Demand for bonded warehouse storage in Africa has spiked since the onset of Covid-19, according to Dube Cargo Terminal manager Ricardo Isaac.
“This is likely due to shipping delays and production cycles that have been affected by the pandemic,” he told Freight News. “More recently we have also seen an increased need for short-term warehousing space in South Africa in particular.”
Isaac said this had been exacerbated after the social unrest in KwaZulu-Natal earlier this year.
“Demand for safe and efficient short-term distribution facilities definitely increased after the unrest.”
He said the pandemic had affected warehouse operations as significant efforts had been made to implement safe working protocols. “Reallocation of resources and redesign of physical workspaces have become commonplace, and unfortunately, in some extreme cases, this has led to a reduction in capacity and possibly longer processing times.”

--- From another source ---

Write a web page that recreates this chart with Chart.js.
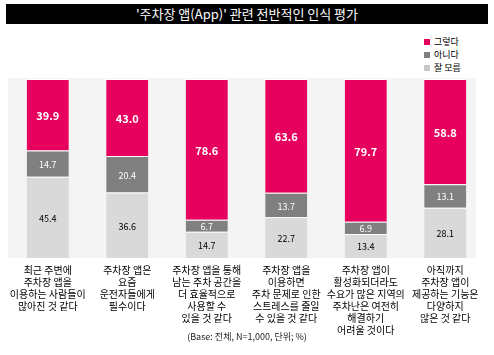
<!DOCTYPE html>
<html><head><meta charset="utf-8">
<script src="https://cdn.jsdelivr.net/npm/chart.js@4"></script>
<style>
html,body{margin:0;padding:0;background:#fff;}
#wrap{position:relative;width:494px;height:355px;font-family:"Noto Sans CJK KR","Noto Sans",sans-serif;}
#title{position:absolute;left:6px;top:4px;width:482px;height:20px;background:#000;color:#fff;font-size:13px;line-height:20px;text-align:center;}
#legend{position:absolute;left:424px;top:35px;font-size:9px;color:#000;}
#legend div{height:13px;line-height:13px;white-space:nowrap;}
#legend span{display:inline-block;width:6px;height:6px;margin-right:4px;vertical-align:0px;}
#note{position:absolute;left:0;width:494px;top:330px;text-align:center;font-size:9px;color:#222;}
canvas{position:absolute;left:0;top:0;}
</style></head>
<body><div id="wrap">
<div id="title">'주차장 앱(App)' 관련 전반적인 인식 평가</div>
<div id="legend"></div>
<canvas id="c" width="494" height="355"></canvas>
<div id="note">(Base: 전체, N=1,000, 단위; %)</div>
</div>
<script>
const categories = [
  ["최근 주변에","주차장 앱을","이용하는 사람들이","많아진 것 같다"],
  ["주차장 앱은","요즘","운전자들에게","필수이다"],
  ["주차장 앱을 통해","남는 주차 공간을","더 효율적으로","사용할 수","있을 것 같다"],
  ["주차장 앱을","이용하면","주차 문제로 인한","스트레스를 줄일","수 있을 것 같다"],
  ["주차장 앱이","활성화되더라도","수요가 많은 지역의","주차난은 여전히","해결하기","어려울 것이다"],
  ["아직까지","주차장 앱이","제공하는 기능은","다양하지","않은 것 같다"]
];
const yes = [39.9, 43.0, 78.6, 63.6, 79.7, 58.8];
const no = [14.7, 20.4, 6.7, 13.7, 6.9, 13.1];
const dunno = [45.4, 36.6, 14.7, 22.7, 13.4, 28.1];
const seriesNames = ["그렇다", "아니다", "잘 모름"];
const colors = ["#e8005e", "#808080", "#d9d9d9"];
const legendColors = ["#e8005e", "#808080", "#c8c8c8"];

const leg = document.getElementById('legend');
seriesNames.forEach((n,i)=>{
  const d=document.createElement('div');
  d.innerHTML='<span style="background:'+legendColors[i]+'"></span>'+n;
  leg.appendChild(d);
});

const bgPlugin = {
  id:'bg',
  beforeDatasetsDraw(chart){
    const {ctx, chartArea:a} = chart;
    ctx.save();
    ctx.fillStyle='#f4f4f4';
    ctx.fillRect(a.left, a.top-1, a.right-a.left-9, a.bottom-a.top+1);
    ctx.restore();
  }
};
const labelPlugin = {
  id:'vals',
  afterDatasetsDraw(chart){
    const ctx = chart.ctx;
    ctx.save();
    ctx.textAlign='center';
    ctx.textBaseline='middle';
    chart.data.datasets.forEach((ds,di)=>{
      const meta = chart.getDatasetMeta(di);
      meta.data.forEach((bar,i)=>{
        const v = ds.data[i];
        const y = (bar.y + bar.base)/2;
        if (ds.label==='그렇다'){ ctx.fillStyle='#fff'; ctx.font='bold 11px "Noto Sans CJK KR", sans-serif'; }
        else if (ds.label==='아니다'){ ctx.fillStyle='#fff'; ctx.font='9px "Noto Sans CJK KR", sans-serif'; }
        else { ctx.fillStyle='#000'; ctx.font='9px "Noto Sans CJK KR", sans-serif'; }
        ctx.fillText(v.toFixed(1), bar.x, y+1);
      });
    });
    ctx.restore();
  }
};

new Chart(document.getElementById('c'), {
  type:'bar',
  data:{
    labels: categories,
    datasets:[
      {label:seriesNames[2], data:dunno, backgroundColor:colors[2]},
      {label:seriesNames[1], data:no, backgroundColor:colors[1]},
      {label:seriesNames[0], data:yes, backgroundColor:colors[0]}
    ].map(d=>Object.assign(d,{borderColor:'#fff', borderWidth:{top:1,bottom:0,left:0,right:0}, borderSkipped:false, categoryPercentage:1, barPercentage:0.53}))
  },
  options:{
    responsive:false, animation:false,
    layout:{padding:{left:8, right:9, top:79, bottom:0}},
    plugins:{legend:{display:false}, tooltip:{enabled:false}},
    scales:{
      x:{stacked:true, grid:{display:false, drawTicks:false}, border:{display:false},
         ticks:{color:'#000', padding:6, maxRotation:0, autoSkip:false, font:{family:'"Noto Sans CJK KR", sans-serif', size:10, lineHeight:1.2}},
         afterFit(s){ s.height = 97; }},
      y:{stacked:true, display:false, min:0, max:100}
    }
  },
  plugins:[bgPlugin, labelPlugin]
});
</script>
</body></html>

According to Isaac, Special Economic Zones (SEZs) are well-positioned from an accessibility point of view, making them ideal options for warehousing. “Shorter supply chains are one of the inherent benefits of most SEZs, as suppliers and manufacturers are encouraged to locate within close proximity. For warehousing and distribution, quick access and efficiency, along with the enhanced security of an SEZ, are a benefit to their potential customers.”
These are among the key reasons operators of warehousing and distribution facilities choose to be located within an SEZ. “Having access to good logistics infrastructure, together with assembly and manufacturing facilities nearby, results in operational efficiencies, while the fact that SEZs are customs-controlled areas also means that they are highly regulated and secure areas which are desirable for warehousing and distribution centres, which may carry valuable components or finished goods.”
With long supply chains having entrenched themselves in global manufacturing systems, warehousing, said Isaac, would now play a major role in production cycles as manufacturers looked at localisation and onshoring to mitigate against the risk of disruption to production and supply of critical components globally as a result of the emergence of new diseases and climate change.